Das sieht der BGH dann im Jahr 2017 anders: Zentrale Frage müsse sein, ob die quadratische Form für den Gebrauch von Schokolade typisch sei. Deren Hauptzweck sehen die Richter immer noch im Verzehr. Es komme also in allererster Linie auf den Geschmack und die Zutaten an. Ob sich die Schokolade in die Jacke stecken lässt, halten sie für nebensächlich. Also müssen die Patentrichter 2018 noch einmal entscheiden, diesmal gewinnt Ritter Sport. Aber jetzt landet Fall wieder in Karlsruhe.
Nun geht es um ein anderes Kriterium. Denn wenn das Zeichen, das wie das Quadrat einzig aus einer Form besteht, „der Ware einen wesentlichen Wert verleiht“, kann laut Gesetz für das Zeichen kein Markenschutz beansprucht werden, denn das Zeichen müsste dann auch anderen Unternehmen zur Verfügung stehen. Einen solchen Wert habe das Quadrat gerade wegen seiner Schlichtheit, meint Milka.

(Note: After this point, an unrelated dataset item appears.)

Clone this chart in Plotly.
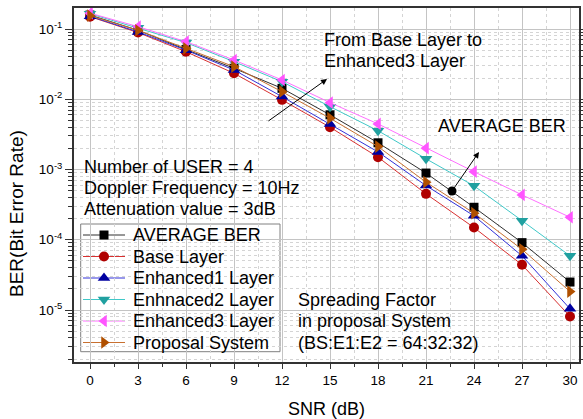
import plotly.graph_objects as go

snr = [0, 3, 6, 9, 12, 15, 18, 21, 24, 27, 30]

ber_average = [0.158, 0.096, 0.051, 0.0276, 0.0143, 0.0060, 0.0024, 0.00089, 0.00029, 0.000091, 0.000025]
ber_base = [0.150, 0.089, 0.0475, 0.0234, 0.0098, 0.0040, 0.0015, 0.00045, 0.000149, 0.000044, 0.0000081]
ber_enh1 = [0.152, 0.091, 0.050, 0.0261, 0.0109, 0.00446, 0.00178, 0.00059, 0.000219, 0.000059, 0.0000104]
ber_enh2 = [0.165, 0.104, 0.064, 0.0343, 0.0178, 0.00785, 0.00357, 0.00142, 0.000585, 0.000187, 0.000059]
ber_enh3 = [0.168, 0.108, 0.066, 0.0362, 0.0188, 0.00895, 0.00446, 0.00201, 0.00093, 0.000435, 0.000209]
ber_proposal = [0.155, 0.096, 0.053, 0.0291, 0.0128, 0.00537, 0.00212, 0.00066, 0.000239, 0.000073, 0.0000183]

series_names = ["AVERAGE BER", "Base Layer", "Enhanced1 Layer", "Enhnaced2 Layer",
                "Enhanced3 Layer", "Proposal System"]
series_values = [ber_average, ber_base, ber_enh1, ber_enh2, ber_enh3, ber_proposal]

y_tick_vals = [1e-5, 1e-4, 1e-3, 1e-2, 1e-1]
y_tick_text = ["10<sup>-5</sup>", "10<sup>-4</sup>", "10<sup>-3</sup>", "10<sup>-2</sup>", "10<sup>-1</sup>"]

FONT = "Liberation Sans, Arial, sans-serif"

styles = [
    dict(symbol="square", size=9, mcolor="#000000", lcolor="#303030"),
    dict(symbol="circle", size=10, mcolor="#B00000", lcolor="#D83030"),
    dict(symbol="triangle-up", size=11, mcolor="#0000A0", lcolor="#3030D8"),
    dict(symbol="triangle-down", size=11, mcolor="#20A0A0", lcolor="#40C8C8"),
    dict(symbol="triangle-left", size=11, mcolor="#FF55FF", lcolor="#FF70FF"),
    dict(symbol="triangle-right", size=11, mcolor="#B05000", lcolor="#C87030"),
]

# plot area in pixels: x 74..579, y 8..362
L, R, T, B = 74, 579, 8, 362


def px_x(px):
    return (px - 90) / 16.0


def px_y(py):
    return -1 - (py - 29) / 70.25


def pap_x(px):
    return (px - L) / (R - L)


def pap_y(py):
    return (B - py) / (B - T)


fig = go.Figure()
for name, vals, st in zip(series_names, series_values, styles):
    fig.add_trace(go.Scatter(
        x=snr, y=vals, name=name, mode="lines+markers", showlegend=False,
        line=dict(color=st["lcolor"], width=1),
        marker=dict(symbol=st["symbol"], size=st["size"], color=st["mcolor"],
                    line=dict(width=0)),
    ))

# black dot marking the AVERAGE BER arrow origin
fig.add_trace(go.Scatter(x=[px_x(452)], y=[10 ** px_y(191)], mode="markers", showlegend=False,
                         marker=dict(symbol="circle", size=9, color="#000000"),
                         hoverinfo="skip"))

grid_major = "#C4C4C4"
grid_minor = "#D4D4D4"

fig.update_layout(
    width=583, height=419,
    margin=dict(l=L, r=583 - R, t=T, b=419 - B, autoexpand=False),
    paper_bgcolor="white", plot_bgcolor="white",
    font=dict(family=FONT, size=14, color="#000000"),
    showlegend=False,
    xaxis=dict(
        range=[px_x(L), px_x(R)], tick0=0, dtick=3,
        showline=True, linecolor="#333333", linewidth=2, mirror=True,
        ticks="outside", ticklen=5, tickwidth=1, tickcolor="#333333",
        tickfont=dict(size=13.5),
        showgrid=True, gridcolor=grid_major, gridwidth=1.3,
        zeroline=False,
        minor=dict(tick0=0, dtick=1.5, ticks="outside", ticklen=3, tickcolor="#333333",
                   showgrid=True, gridcolor=grid_minor, griddash="dot", gridwidth=1),
        title=dict(text="SNR (dB)", font=dict(size=18), standoff=15),
    ),
    xaxis2=dict(
        overlaying="x", matches="x", side="top",
        tick0=0, dtick=3, ticks="inside", ticklen=5, tickcolor="#333333",
        showticklabels=False, showgrid=False, zeroline=False, showline=False,
        minor=dict(tick0=0, dtick=1.5, ticks="inside", ticklen=3, tickcolor="#333333",
                   showgrid=False),
    ),
    yaxis=dict(
        type="log", range=[px_y(B), px_y(T)],
        tickmode="array", tickvals=y_tick_vals, ticktext=y_tick_text,
        showline=True, linecolor="#333333", linewidth=2, mirror="ticks",
        ticks="outside", ticklen=7, tickwidth=1, tickcolor="#333333",
        tickfont=dict(size=13.5),
        showgrid=True, gridcolor=grid_major, gridwidth=1.3,
        zeroline=False,
        minor=dict(dtick="D1", ticks="outside", ticklen=4, tickcolor="#333333",
                   showgrid=True, gridcolor=grid_minor, griddash="dot", gridwidth=1),
    ),
)

texts = [
    ("From Base Layer to", 322.7, 40),
    ("Enhanced3 Layer", 322.7, 61),
    ("AVERAGE BER", 436.7, 126),
    ("Number of USER = 4", 82.7, 166.7),
    ("Doppler Frequency = 10Hz", 82.7, 187.7),
    ("Attenuation value = 3dB", 82.7, 209),
    ("Spreading Factor", 297.3, 300),
    ("in proposal System", 297.3, 321),
    ("(BS:E1:E2 = 64:32:32)", 297.3, 342.7),
]
for t, px, py in texts:
    fig.add_annotation(x=pap_x(px - 1), y=pap_y(py), xref="paper", yref="paper", text=t,
                       showarrow=False, xanchor="left", yanchor="middle",
                       font=dict(family=FONT, size=18, color="#000000"))

# arrows
arrows = [((267, 122), (327, 79)), ((452, 191), (479, 152))]
for (x0, y0), (x1, y1) in arrows:
    fig.add_annotation(x=px_x(x1), y=px_y(y1), ax=px_x(x0), ay=px_y(y0),
                       xref="x", yref="y", axref="x", ayref="y", text="",
                       showarrow=True, arrowhead=2, arrowsize=1.2, arrowwidth=1,
                       arrowcolor="#000000")

# legend (drawn manually to match the compact row spacing)
lg_left, lg_right, lg_top, lg_bottom = 80.7, 280, 224, 351.7
fig.add_shape(type="rect", xref="paper", yref="paper", layer="between",
              x0=pap_x(lg_left), x1=pap_x(lg_right), y0=pap_y(lg_bottom), y1=pap_y(lg_top),
              fillcolor="white", line=dict(color="#808080", width=1))
for i, (name, st) in enumerate(zip(series_names, styles)):
    yy = 235 + 21.5 * i
    fig.add_shape(type="line", xref="paper", yref="paper", layer="between",
                  x0=pap_x(83), x1=pap_x(125), y0=pap_y(yy), y1=pap_y(yy),
                  line=dict(color=st["lcolor"], width=1))
    fig.add_trace(go.Scatter(x=[px_x(104)], y=[10 ** px_y(yy)], mode="markers",
                             showlegend=False, hoverinfo="skip",
                             marker=dict(symbol=st["symbol"], size=st["size"],
                                         color=st["mcolor"], line=dict(width=0))))
    fig.add_annotation(x=pap_x(130.5), y=pap_y(yy), xref="paper", yref="paper",
                       text=name, showarrow=False, xanchor="left", yanchor="middle",
                       font=dict(family=FONT, size=18, color="#000000"))

# y-axis title
fig.add_annotation(x=pap_x(16), y=pap_y(214), xref="paper", yref="paper",
                   text="BER(Bit Error Rate)", showarrow=False, textangle=-90,
                   xanchor="center", yanchor="middle",
                   font=dict(family=FONT, size=19, color="#000000"))

fig.write_html("out.html", config={"displayModeBar": False},
               post_script="document.body.style.margin='0';document.body.style.overflow='hidden';")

Das Patentgericht hat das anders beurteilt. Ein Quadrat sei „nichts anderes (…) als ein spezielles Rechteck“und verleihe einer Tafel Schokolade eben keine außergewöhnliche Wertigkeit. Das heißt: Ritter Sport würde seinen Markenschutz behalten. Aber was ist mit dem bekannten Slogan? Der ziele ja nun sehr stark auf Form („Quadratisch.“) und Funktionalität („Praktisch.“), sagt Milkas Anwalt Reiner Hall – und sei wesentlicher Teil des Erfolgs. Vom Geschmack her seien sich doch alle Schokoladen irgendwie ähnlich.
Das sieht wiederum Ritter Sport anders: „Der wesentliche Wert einer Tafel Ritter Sport besteht in den guten Zutaten“, meint Thomas Seeger im Gespräch mit der „Schwäbischen Zeitung“. Und wenn man auf die umhüllende Verpackung abstelle, ließe diese weder das genaue Aussehen der Schokolade erkennen noch habe die Verpackungsform einen eigenen wesentlichen Wert. „Dies gilt sowohl bei rein ästhetischer Betrachtungsweise als auch in funktionaler Hinsicht. Die quadratische Verpackungsform schützt die Schokolade genauso wie beispielsweise eine rechteckige. Vor allem aber – und das wissen wir auch aus Umfragen – kaufen Verbraucher die Ritter Sport nicht wegen der quadratischen Verpackungsform. Damit jedoch hat die Verpackungsform eben keinen wesentlichen Wert“, sagt Seeger.
Das Urteil des Bundesgerichtshofs wird den Schokoladen-Krieg entscheiden. Es soll in den nächsten Wochen verkündet werden.